Reducing Collateral Uncertainty Discussed in Risk Financing
This release of Risk Financing updates the
discussion on reducing uncertainty in
collateral requirements for self-funded programs.
Although financial security requirements may not have as much impact on the
total costs of a program as the insurance premium, retained losses, claims
handling, and coverage wording, collateral issues nevertheless can be
significant. Self-insurance, large deductibles, and other types of
loss-sensitive plans can be faced with extensive collateral requirements,
sometimes in the tens of millions of dollars. A lack of information regarding
collateral establishment and adjustment creates uncertainties and often leads
to disputes between insureds and insurers. It can also result in significant
additional costs. Negotiations with insurers up front over how collateral
levels are established and adjusted over time can help avoid disputes and
unnecessary expenses.
The discussion titled "Reducing Collateral
Uncertainty" has been updated by Michelle Bradley and Lloyd Kelley.
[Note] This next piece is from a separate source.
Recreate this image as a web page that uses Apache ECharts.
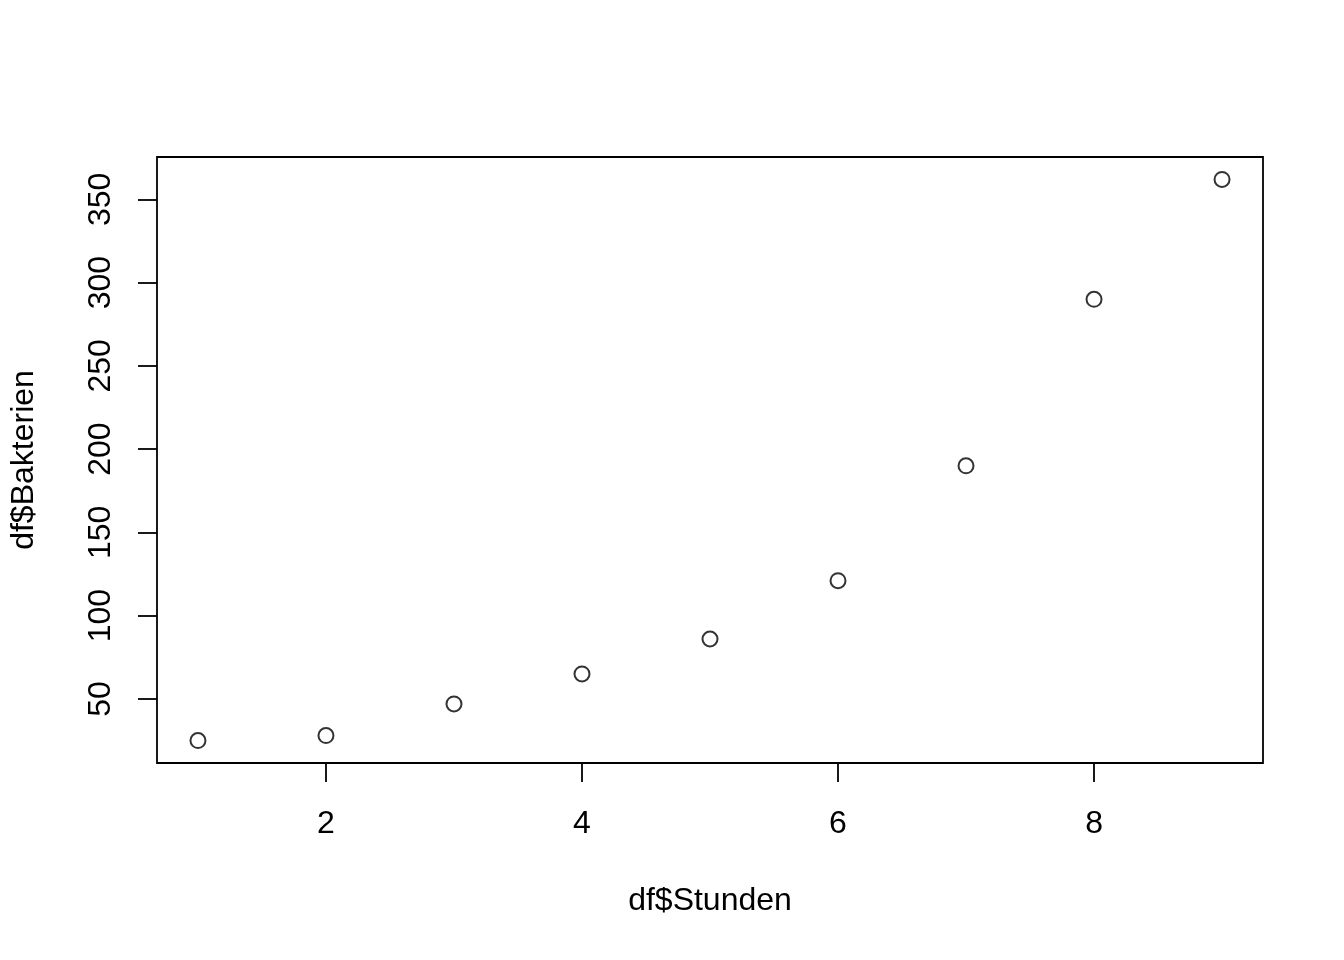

Ms. Bradley, ACAS, MAAA, ARM, is a consulting actuary with SIGMA Actuarial
Consulting Group in Brentwood, Tennessee. Mr. Kelley is a retired director of
strategic consulting for SIGMA Actuarial Consulting. Initially authored in
2007, the discussion explains a proactive approach to collateral negotiations
supported by quantitative analysis. It provides examples and offers suggestions
for negotiating collateral levels throughout the entire period that an insured
is required to maintain security for a program.